I think back to my meeting with the child actor at the public school and the way he stared at his feet. “Could he have been on home brew?” I ask.
“I don’t know the boy, so couldn’t say,” says McAndrews. “What I can tell you is the chief made a new law that if you drink home brew, you’re banned from volleyball. But those kids just drink even more.”
Surfing is giving them a healthy outlet. “Look at these guys. When I came here, they wouldn’t get their feet wet. Now, it’s hard to get them out of the water.

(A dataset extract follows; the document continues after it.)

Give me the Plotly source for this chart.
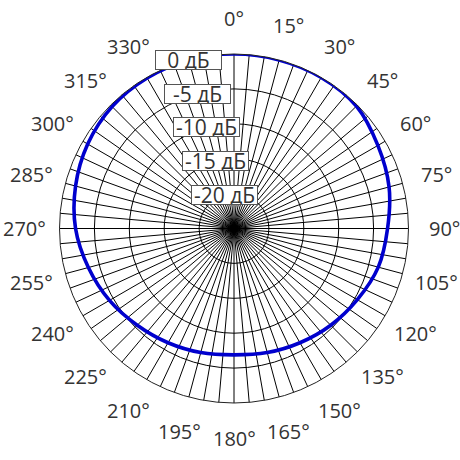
import math
import plotly.graph_objects as go

# Measured pattern (dB) at angles (deg, clockwise from top)
angles = [0, 15, 30, 45, 60, 75, 90, 105, 120, 135, 150, 165, 180,
          195, 210, 225, 240, 255, 270, 285, 300, 315, 330, 345, 360]
levels_db = [0.0, 0.0, 0.0, -0.2, -1.2, -2.0, -3.0, -3.6, -4.6, -5.4, -6.1, -6.6, -6.9,
             -6.6, -6.1, -5.4, -4.4, -3.4, -2.3, -1.5, -0.8, -0.3, -0.1, 0.0, 0.0]

# Radial ticks and their labels
radial_ticks = [0, -5, -10, -15, -20]
radial_labels = ["0 дБ", "-5 дБ", "-10 дБ", "-15 дБ", "-20 дБ"]
radial_min = -25

# Angular grid every 5 deg; labelled angles every 15 deg (345 is hidden behind the boxes)
grid_angles = list(range(0, 360, 5))
label_angles = [0, 15, 30, 45, 60, 75, 90, 105, 120, 135, 150, 165, 180,
                195, 210, 225, 240, 255, 270, 285, 300, 315, 330]
angle_texts = [f"{a}°" for a in label_angles]

box_angle = 345  # direction along which the dB boxes sit

FONT = "Open Sans"
TXT = "#333333"

W = H = 460
M = dict(l=59, r=51, t=54, b=57)
pw = W - M["l"] - M["r"]
ph = H - M["t"] - M["b"]
R = min(pw, ph) / 2.0          # polar radius in px
label_r = 210.0 / R            # label distance as a fraction of polar radius

fig = go.Figure()
fig.add_trace(go.Scatterpolar(
    r=levels_db, theta=angles, mode="lines",
    line=dict(color="#0000CD", width=3.6, shape="spline", smoothing=1.0),
    hoverinfo="skip", showlegend=False,
))

def to_paper(frac, deg):
    th = math.radians(deg)
    return (0.5 + frac * R * math.sin(th) / pw,
            0.5 + frac * R * math.cos(th) / ph)

annotations = []
for a, t in zip(label_angles, angle_texts):
    x, y = to_paper(label_r, a)
    annotations.append(dict(
        x=x, y=y, xref="paper", yref="paper", text=t, showarrow=False,
        font=dict(family=FONT, size=20, color=TXT),
        xanchor="center", yanchor="middle",
    ))

for v, t in zip(radial_ticks, radial_labels):
    frac = (v - radial_min) / (0 - radial_min)
    x, y = to_paper(frac, box_angle)
    annotations.append(dict(
        x=x, y=y, xref="paper", yref="paper", text=t, showarrow=False,
        font=dict(family=FONT, size=21, color=TXT),
        bgcolor="white", bordercolor="#555555", borderwidth=1, borderpad=0,
        width=65, height=18, align="center", valign="middle",
        xanchor="center", yanchor="middle",
    ))

fig.update_layout(
    width=W, height=H,
    margin=M,
    paper_bgcolor="white",
    font=dict(family=FONT, size=20, color=TXT),
    annotations=annotations,
    polar=dict(
        bgcolor="white",
        domain=dict(x=[0, 1], y=[0, 1]),
        angularaxis=dict(
            direction="clockwise", rotation=90,
            tickmode="array", tickvals=grid_angles,
            showticklabels=False, ticks="",
            showgrid=True, gridcolor="#000000", gridwidth=0.9,
            showline=True, linecolor="#222222", linewidth=1,
        ),
        radialaxis=dict(
            range=[radial_min, 0],
            tickmode="array", tickvals=radial_ticks,
            showticklabels=False, ticks="",
            showgrid=True, gridcolor="#000000", gridwidth=0.9,
            showline=False,
        ),
    ),
)

fig.write_html("out.html", config={"displayModeBar": False},
               post_script="document.body.style.margin='0';")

“If I can stop one kid from drinking home brew all day in the village, then my mission here has been a success – even if I never get another booking. Hey, but enough of these interviews. Let’s ride some waves.”
“Sure,” I answer. “Sure, Mister Pip.”
Air Niugini (airniugini.com.pg) flies to Port Moresby from Bali, Singapore, Hong Kong, Sydney, Brisbane and Melbourne (among others). PNG Air (pngair.com.pg) flies from Port Moresby to Kieta via Rabaul thrice weekly.
Tautsina Island Surf Lodge (bakavari.com) charges 125 kina ($56) per person per night or 225 kina ($100) with meals included. The surfing season is from September to May.
Uruna Bay Retreat (bougtours.com) on Pok Pok Island charges 190 kina ($85) per person per night with full board.